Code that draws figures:
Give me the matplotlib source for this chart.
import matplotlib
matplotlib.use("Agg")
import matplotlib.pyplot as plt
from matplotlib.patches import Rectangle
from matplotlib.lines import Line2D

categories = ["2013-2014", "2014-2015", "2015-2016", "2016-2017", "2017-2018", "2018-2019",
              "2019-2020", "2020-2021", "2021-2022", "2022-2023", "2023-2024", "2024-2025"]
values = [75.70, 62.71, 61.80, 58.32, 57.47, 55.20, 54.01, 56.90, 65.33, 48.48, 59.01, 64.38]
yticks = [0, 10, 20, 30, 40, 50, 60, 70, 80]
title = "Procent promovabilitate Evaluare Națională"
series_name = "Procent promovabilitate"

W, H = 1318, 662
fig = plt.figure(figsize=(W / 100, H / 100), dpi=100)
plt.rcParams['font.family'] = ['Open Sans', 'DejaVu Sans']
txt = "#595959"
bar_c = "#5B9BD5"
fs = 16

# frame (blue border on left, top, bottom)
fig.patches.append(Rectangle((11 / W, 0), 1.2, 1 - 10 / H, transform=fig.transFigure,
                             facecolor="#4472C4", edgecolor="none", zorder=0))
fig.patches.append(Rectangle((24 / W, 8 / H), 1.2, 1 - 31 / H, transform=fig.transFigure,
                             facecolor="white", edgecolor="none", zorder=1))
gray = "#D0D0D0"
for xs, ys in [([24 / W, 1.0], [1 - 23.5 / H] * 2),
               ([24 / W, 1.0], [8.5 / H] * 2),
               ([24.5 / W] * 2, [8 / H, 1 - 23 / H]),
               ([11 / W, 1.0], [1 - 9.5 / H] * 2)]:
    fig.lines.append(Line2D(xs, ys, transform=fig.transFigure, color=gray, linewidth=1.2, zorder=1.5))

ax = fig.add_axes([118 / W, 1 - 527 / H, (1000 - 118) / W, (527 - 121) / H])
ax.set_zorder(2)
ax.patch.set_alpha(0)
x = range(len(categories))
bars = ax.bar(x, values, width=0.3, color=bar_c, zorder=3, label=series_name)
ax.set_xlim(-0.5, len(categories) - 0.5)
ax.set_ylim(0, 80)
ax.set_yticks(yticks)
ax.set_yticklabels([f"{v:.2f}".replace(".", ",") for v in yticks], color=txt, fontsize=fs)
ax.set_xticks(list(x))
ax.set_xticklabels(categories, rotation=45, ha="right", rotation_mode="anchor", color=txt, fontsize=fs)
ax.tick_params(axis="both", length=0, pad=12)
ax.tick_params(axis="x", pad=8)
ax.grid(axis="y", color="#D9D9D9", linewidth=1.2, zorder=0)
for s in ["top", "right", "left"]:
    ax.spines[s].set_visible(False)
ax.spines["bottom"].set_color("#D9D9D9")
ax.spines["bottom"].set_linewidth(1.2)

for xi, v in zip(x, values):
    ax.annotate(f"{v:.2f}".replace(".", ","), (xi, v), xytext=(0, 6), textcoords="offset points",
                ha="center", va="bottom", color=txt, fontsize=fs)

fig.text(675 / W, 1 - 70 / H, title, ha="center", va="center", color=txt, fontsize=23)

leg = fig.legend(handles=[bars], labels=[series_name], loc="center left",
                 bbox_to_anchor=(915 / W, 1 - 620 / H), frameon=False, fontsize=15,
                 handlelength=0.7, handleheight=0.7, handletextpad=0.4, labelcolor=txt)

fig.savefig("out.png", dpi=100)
* * *
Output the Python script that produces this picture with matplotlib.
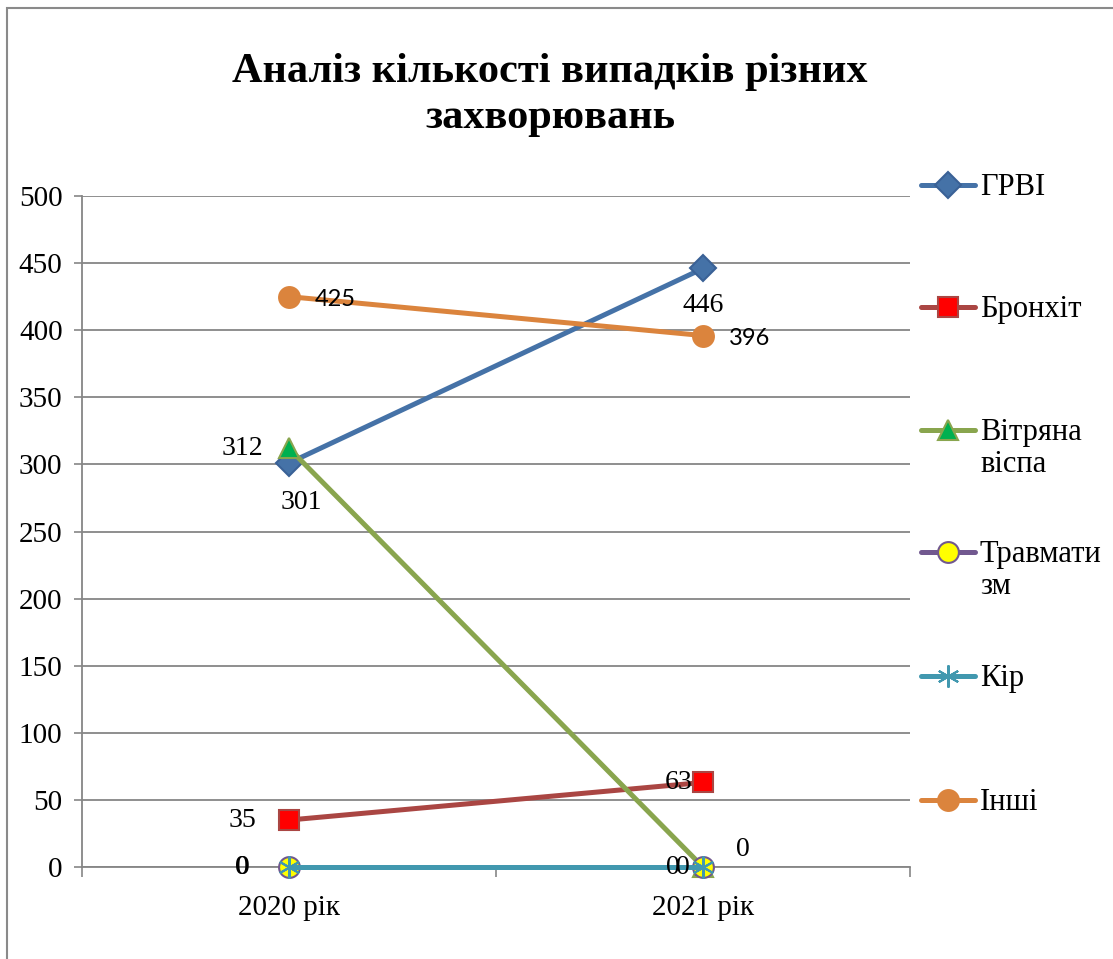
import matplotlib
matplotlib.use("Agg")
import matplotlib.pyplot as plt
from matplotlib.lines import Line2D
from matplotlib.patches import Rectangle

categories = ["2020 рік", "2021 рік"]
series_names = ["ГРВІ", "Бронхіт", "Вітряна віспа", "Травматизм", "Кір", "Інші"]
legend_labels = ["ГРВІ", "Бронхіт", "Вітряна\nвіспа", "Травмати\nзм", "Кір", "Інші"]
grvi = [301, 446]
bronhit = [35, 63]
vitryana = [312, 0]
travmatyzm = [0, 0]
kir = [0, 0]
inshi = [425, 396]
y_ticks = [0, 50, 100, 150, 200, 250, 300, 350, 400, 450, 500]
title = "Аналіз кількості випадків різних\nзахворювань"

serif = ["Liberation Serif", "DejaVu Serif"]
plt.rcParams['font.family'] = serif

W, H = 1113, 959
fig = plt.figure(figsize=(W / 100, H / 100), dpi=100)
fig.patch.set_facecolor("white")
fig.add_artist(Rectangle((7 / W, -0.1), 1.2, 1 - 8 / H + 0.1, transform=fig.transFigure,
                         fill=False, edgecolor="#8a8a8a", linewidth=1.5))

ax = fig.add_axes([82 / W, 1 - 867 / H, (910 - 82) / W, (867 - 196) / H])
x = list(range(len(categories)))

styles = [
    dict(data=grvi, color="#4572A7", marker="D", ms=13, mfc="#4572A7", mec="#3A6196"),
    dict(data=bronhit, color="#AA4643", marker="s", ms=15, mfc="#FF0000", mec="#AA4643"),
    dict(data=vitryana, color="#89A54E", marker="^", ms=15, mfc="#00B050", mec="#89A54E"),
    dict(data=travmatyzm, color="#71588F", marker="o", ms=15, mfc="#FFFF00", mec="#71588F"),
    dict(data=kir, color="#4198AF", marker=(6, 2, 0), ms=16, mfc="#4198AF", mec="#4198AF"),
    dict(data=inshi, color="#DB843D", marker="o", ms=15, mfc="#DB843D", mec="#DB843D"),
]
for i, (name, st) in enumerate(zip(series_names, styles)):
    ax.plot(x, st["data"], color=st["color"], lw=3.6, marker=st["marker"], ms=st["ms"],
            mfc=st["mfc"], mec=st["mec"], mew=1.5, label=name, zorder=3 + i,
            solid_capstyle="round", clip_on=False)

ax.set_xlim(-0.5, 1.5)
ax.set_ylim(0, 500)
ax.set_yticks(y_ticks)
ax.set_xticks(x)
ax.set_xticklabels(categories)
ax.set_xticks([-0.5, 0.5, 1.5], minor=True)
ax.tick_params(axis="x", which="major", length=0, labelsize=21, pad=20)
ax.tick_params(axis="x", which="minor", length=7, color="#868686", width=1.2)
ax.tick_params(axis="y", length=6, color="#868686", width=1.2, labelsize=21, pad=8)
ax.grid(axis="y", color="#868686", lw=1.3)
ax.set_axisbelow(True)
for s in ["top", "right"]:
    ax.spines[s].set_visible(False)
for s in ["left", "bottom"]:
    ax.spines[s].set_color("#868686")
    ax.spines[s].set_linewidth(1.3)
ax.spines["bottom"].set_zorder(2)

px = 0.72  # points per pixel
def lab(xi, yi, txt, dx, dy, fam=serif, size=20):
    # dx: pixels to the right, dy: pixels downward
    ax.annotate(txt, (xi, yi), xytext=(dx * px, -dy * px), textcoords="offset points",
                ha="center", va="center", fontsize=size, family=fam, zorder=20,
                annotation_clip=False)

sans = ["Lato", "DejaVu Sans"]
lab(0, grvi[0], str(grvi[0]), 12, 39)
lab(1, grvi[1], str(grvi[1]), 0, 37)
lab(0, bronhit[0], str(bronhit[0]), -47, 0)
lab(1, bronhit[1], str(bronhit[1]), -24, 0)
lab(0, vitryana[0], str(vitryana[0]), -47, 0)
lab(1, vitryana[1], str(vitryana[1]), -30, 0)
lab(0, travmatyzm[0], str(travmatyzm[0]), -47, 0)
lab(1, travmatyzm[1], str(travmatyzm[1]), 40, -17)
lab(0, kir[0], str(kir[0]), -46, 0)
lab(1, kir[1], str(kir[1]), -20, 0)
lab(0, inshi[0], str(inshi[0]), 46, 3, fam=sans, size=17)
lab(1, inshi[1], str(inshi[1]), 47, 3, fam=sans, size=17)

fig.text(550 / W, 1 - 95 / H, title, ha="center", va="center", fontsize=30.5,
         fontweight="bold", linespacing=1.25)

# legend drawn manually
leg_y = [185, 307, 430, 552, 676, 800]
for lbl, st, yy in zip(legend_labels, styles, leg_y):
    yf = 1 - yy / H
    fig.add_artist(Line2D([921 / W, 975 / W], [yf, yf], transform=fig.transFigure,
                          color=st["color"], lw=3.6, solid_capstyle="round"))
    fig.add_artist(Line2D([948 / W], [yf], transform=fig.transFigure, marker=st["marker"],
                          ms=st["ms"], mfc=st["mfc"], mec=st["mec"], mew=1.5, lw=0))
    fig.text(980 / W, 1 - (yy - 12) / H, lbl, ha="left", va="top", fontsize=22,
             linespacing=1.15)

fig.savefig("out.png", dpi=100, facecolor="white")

* STATED TASK:
Leave the pictures out and copy exactly the lines from the one with "Output the Python" to the one with "x = list(range(len(categories)))", both included.

* TASK RESULT:
Output the Python script that produces this picture with matplotlib.
import matplotlib
matplotlib.use("Agg")
import matplotlib.pyplot as plt
from matplotlib.lines import Line2D
from matplotlib.patches import Rectangle

categories = ["2020 рік", "2021 рік"]
series_names = ["ГРВІ", "Бронхіт", "Вітряна віспа", "Травматизм", "Кір", "Інші"]
legend_labels = ["ГРВІ", "Бронхіт", "Вітряна\nвіспа", "Травмати\nзм", "Кір", "Інші"]
grvi = [301, 446]
bronhit = [35, 63]
vitryana = [312, 0]
travmatyzm = [0, 0]
kir = [0, 0]
inshi = [425, 396]
y_ticks = [0, 50, 100, 150, 200, 250, 300, 350, 400, 450, 500]
title = "Аналіз кількості випадків різних\nзахворювань"

serif = ["Liberation Serif", "DejaVu Serif"]
plt.rcParams['font.family'] = serif

W, H = 1113, 959
fig = plt.figure(figsize=(W / 100, H / 100), dpi=100)
fig.patch.set_facecolor("white")
fig.add_artist(Rectangle((7 / W, -0.1), 1.2, 1 - 8 / H + 0.1, transform=fig.transFigure,
                         fill=False, edgecolor="#8a8a8a", linewidth=1.5))

ax = fig.add_axes([82 / W, 1 - 867 / H, (910 - 82) / W, (867 - 196) / H])
x = list(range(len(categories)))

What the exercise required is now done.